A Frito-Lay plant in Modesto already is trying to do more by designing a carbon-free way to make a potato chip. When its 192 solar panels are operational next spring, water will be heated by the sun to more than 600 degrees. That will produce enough steam to make 145,000 bags of SunChips a day.
The solar power should reduce the company's electricity and natural gas bills, while giving the plant a head start in California's bid to lower greenhouse gas emissions.
Even though Frito-Lay has invested millions of dollars to make those improvements, it won't be enough to meet the requirements of California's law, said Steve Golliher, a regional vice president with the company.

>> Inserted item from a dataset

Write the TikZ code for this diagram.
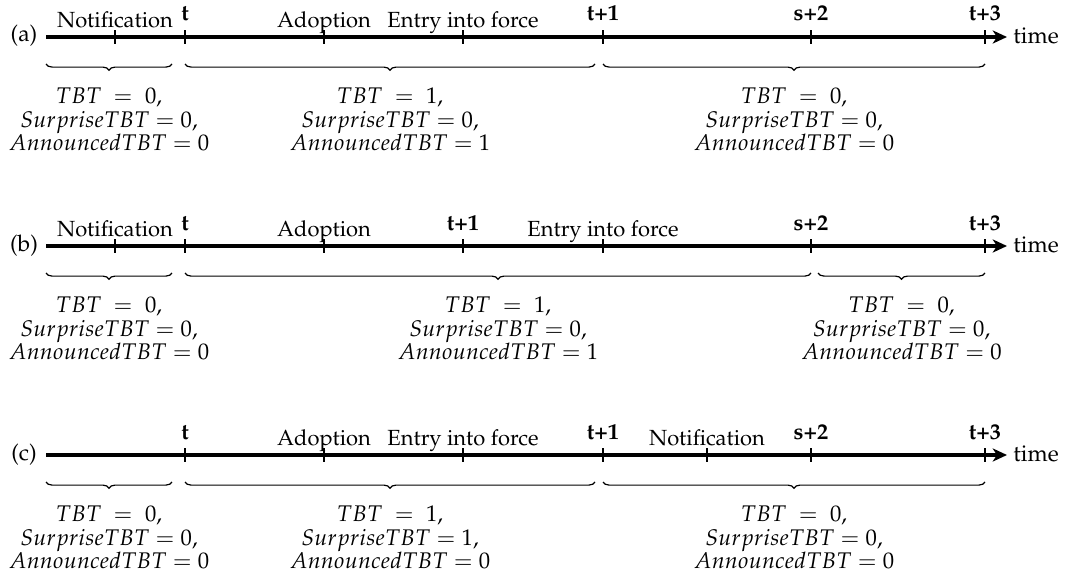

Adding to the uncertainty is whether companies will be given credit for programs to reduce carbon that are started before the emission caps take effect in 2012. The state then will have eight years to reduce emissions to 1990 levels.

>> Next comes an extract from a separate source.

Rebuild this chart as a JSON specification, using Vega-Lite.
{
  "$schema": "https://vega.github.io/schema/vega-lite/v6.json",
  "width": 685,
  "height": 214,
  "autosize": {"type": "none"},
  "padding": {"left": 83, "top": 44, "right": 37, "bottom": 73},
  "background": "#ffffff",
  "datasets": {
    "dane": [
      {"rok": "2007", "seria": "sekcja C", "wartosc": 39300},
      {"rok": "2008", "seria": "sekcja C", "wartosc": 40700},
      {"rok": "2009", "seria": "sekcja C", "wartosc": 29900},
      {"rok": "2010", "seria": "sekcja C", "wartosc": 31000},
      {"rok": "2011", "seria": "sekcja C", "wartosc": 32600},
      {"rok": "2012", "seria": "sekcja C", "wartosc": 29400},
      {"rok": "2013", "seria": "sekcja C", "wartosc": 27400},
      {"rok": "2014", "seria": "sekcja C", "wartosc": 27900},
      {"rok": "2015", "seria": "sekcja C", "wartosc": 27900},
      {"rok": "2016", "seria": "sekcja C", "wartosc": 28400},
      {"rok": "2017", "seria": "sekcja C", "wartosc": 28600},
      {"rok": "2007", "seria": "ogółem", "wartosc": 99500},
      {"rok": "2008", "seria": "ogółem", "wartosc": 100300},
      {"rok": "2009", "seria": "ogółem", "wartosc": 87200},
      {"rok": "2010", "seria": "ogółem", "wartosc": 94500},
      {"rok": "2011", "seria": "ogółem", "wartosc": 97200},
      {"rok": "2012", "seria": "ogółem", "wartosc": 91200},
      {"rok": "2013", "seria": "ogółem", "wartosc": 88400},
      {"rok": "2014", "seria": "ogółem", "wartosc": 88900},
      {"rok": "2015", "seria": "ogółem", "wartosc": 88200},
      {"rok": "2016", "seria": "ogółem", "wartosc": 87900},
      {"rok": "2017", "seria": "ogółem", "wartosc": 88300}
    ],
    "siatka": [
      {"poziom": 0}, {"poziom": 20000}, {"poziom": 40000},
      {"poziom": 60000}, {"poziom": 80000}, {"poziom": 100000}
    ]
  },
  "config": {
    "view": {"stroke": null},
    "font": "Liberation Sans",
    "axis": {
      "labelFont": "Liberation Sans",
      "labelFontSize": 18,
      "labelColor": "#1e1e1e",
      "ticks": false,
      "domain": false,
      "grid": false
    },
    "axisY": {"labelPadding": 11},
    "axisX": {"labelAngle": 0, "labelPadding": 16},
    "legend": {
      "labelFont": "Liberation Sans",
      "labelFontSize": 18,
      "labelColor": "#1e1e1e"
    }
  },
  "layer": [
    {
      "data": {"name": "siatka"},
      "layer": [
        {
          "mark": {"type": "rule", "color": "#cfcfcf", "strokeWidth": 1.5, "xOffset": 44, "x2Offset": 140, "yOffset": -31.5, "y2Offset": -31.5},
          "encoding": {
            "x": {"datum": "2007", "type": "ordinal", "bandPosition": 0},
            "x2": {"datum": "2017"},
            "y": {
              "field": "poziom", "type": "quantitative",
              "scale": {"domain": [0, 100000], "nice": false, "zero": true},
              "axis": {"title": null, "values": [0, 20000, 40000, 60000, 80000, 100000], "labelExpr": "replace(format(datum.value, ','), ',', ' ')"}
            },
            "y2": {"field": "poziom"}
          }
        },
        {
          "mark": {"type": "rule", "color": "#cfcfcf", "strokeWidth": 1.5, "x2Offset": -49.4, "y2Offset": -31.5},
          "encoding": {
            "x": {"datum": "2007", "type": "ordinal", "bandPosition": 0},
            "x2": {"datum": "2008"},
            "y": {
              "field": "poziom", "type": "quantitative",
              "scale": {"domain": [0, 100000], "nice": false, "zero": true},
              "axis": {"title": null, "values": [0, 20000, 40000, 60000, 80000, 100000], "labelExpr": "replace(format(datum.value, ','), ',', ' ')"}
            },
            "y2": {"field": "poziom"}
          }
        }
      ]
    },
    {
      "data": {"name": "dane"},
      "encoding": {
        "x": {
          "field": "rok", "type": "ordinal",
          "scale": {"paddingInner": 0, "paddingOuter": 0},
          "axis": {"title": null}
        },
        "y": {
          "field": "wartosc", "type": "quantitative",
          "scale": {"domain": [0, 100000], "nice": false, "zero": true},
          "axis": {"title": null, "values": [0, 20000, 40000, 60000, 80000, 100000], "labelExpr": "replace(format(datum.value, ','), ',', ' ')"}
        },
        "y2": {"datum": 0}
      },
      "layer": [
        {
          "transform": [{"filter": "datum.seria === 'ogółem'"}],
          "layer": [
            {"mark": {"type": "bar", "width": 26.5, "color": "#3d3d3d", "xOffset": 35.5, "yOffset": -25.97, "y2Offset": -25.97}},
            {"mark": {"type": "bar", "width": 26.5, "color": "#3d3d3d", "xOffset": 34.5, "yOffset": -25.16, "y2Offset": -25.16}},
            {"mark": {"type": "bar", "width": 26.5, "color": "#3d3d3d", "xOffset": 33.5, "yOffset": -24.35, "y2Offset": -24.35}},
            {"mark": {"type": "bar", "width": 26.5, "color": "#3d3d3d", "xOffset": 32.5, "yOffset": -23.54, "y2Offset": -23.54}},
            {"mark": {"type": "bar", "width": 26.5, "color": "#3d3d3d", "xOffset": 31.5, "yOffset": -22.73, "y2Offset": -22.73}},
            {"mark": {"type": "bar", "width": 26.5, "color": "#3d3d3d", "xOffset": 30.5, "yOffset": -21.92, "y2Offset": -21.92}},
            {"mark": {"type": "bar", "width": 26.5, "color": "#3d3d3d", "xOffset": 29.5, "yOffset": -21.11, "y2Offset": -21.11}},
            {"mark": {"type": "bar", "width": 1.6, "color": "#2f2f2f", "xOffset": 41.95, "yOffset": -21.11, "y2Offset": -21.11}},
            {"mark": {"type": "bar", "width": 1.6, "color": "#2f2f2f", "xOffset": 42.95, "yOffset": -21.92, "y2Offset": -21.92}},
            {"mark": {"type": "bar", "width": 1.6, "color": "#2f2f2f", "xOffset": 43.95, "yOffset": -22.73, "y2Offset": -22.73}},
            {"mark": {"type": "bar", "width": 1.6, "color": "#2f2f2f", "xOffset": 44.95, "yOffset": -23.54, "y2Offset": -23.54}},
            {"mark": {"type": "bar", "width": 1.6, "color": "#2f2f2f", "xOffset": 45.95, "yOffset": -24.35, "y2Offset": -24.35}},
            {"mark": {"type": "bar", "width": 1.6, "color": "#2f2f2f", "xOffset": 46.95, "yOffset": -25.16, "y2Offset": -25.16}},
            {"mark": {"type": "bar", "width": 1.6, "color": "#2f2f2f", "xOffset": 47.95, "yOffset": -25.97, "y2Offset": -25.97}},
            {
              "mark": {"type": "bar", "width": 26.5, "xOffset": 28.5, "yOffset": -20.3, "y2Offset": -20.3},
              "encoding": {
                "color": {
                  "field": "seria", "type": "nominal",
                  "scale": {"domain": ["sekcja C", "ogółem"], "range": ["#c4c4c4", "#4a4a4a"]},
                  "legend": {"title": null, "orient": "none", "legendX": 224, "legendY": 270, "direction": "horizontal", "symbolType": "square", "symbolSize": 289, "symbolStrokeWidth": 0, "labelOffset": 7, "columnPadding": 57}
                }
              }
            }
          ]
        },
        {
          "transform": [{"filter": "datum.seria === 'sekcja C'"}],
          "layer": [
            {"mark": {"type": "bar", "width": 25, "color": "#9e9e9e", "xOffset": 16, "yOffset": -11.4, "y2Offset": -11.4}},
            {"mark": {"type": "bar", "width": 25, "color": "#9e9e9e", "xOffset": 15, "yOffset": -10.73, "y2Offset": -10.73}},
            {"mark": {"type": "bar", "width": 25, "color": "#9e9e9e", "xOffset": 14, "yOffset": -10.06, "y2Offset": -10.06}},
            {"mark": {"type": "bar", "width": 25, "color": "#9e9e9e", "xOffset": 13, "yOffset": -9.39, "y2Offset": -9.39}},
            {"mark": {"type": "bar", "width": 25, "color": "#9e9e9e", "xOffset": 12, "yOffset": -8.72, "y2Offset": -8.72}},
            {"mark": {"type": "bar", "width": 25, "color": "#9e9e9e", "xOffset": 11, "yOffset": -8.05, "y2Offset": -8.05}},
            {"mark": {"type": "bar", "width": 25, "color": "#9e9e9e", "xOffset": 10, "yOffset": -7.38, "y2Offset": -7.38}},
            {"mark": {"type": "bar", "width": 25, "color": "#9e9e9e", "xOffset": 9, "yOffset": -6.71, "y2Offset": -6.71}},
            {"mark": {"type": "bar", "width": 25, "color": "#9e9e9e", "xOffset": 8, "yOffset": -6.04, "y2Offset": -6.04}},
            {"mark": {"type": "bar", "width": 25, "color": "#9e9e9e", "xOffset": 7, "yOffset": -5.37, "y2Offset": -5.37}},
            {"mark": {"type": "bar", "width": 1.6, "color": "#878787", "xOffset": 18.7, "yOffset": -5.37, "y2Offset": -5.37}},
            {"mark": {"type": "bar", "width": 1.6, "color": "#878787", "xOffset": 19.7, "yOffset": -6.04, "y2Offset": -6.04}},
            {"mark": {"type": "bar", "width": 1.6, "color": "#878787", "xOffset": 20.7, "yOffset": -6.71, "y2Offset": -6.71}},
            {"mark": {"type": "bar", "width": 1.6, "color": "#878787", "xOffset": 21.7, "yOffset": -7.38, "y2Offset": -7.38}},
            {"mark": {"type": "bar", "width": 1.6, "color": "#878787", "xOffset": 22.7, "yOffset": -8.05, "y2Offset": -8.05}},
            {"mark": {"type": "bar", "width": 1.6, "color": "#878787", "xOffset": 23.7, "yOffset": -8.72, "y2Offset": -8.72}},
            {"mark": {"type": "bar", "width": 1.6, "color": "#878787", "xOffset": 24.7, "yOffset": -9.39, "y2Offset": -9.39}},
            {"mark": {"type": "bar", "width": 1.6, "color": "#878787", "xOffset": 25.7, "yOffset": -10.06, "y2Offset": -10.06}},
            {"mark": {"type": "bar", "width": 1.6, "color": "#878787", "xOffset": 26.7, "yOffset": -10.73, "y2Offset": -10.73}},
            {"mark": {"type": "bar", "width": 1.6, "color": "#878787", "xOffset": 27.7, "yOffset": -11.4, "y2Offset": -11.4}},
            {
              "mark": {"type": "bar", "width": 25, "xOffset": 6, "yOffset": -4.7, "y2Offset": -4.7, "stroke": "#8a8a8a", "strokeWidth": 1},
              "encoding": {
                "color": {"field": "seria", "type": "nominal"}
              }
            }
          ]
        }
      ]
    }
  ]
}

''What's a company to do today? Should they go ahead and do emission reductions?'' said Dorothy Rothrock, vice president of the California Manufacturers and Technology Association. ''A company would like to say, 'I did this already. Doesn't that work to my favor?'''
The law was written to provide a broad framework, leaving the California Air Resources Board to sort out the critical details about how to achieve cuts in greenhouse gas emissions.
At the center of the emerging debate is whether businesses that cannot cut their emissions further because of cost or technical hurdles will be allowed to buy emission credits from cleaner companies in other states or countries.
Such market systems are a cornerstone of clean-air efforts elsewhere and are championed by Schwarzenegger. But the Democrats who wrote California's law are more skeptical, describing them as right-to-pollute schemes.
''The world has not been able to identify carbon's monetary value and trading value,'' said Assembly Speaker Fabian Nunez, a Los Angeles Democrat who is co-author of the California law. ''If it's cheap enough, somebody would say I'm going to continue buying pollution credits β€” and you're not going to get anywhere.''
When they wrote the law, Democrats said air regulators could study a market system but did not mandate it. They also prohibited them from creating a trading program until 2012, a move manufacturers say complicates air regulators' effort to make the law work as intended.
Many California companies say they need a carbon-trading system because they cannot reduce their greenhouse gas emission much more. Their only other option is to cut the amount of electricity or natural gas their factories use to power assembly lines, heat water, make steam and light warehouses.
California's utilities, for example, already use more cleaner-burning natural gas, hydroelectricity and renewable sources than power plants in most other states, which rely chiefly on coal.
''It's going to be hard for our customers and us to find incremental reductions just inside the electricity sector, or if we find them it will be expensive,'' said Pedro Pizarro, a senior vice president at Southern California Edison.
Manufacturers have warned the law could put factories out of business, although the group's trade association could not identify a company that has closed or plans to leave California. What they do argue is that the global warming law will only add to the price of doing business in a state already known for its strict regulatory environment.
At this point, lawmakers and regulators say they are confident the law's 2020 target will be met. But they are concerned legal challenges could hamper those efforts.
Automakers have sued to block tighter vehicle emission rules adopted in 2004 and the federal government has refused to give California permission to enact tougher tailpipe standards.
Oil refiners, meanwhile, have threatened to sue for more time to meet a separate proposal requiring them to add up to 10 percent ethanol to California's fuel supplies by 2012.
State Air Resources Board chairwoman Mary Nichols said the state will be working through the challenges for years to come.
''It's more complicated than anything we've had to do before,'' she said.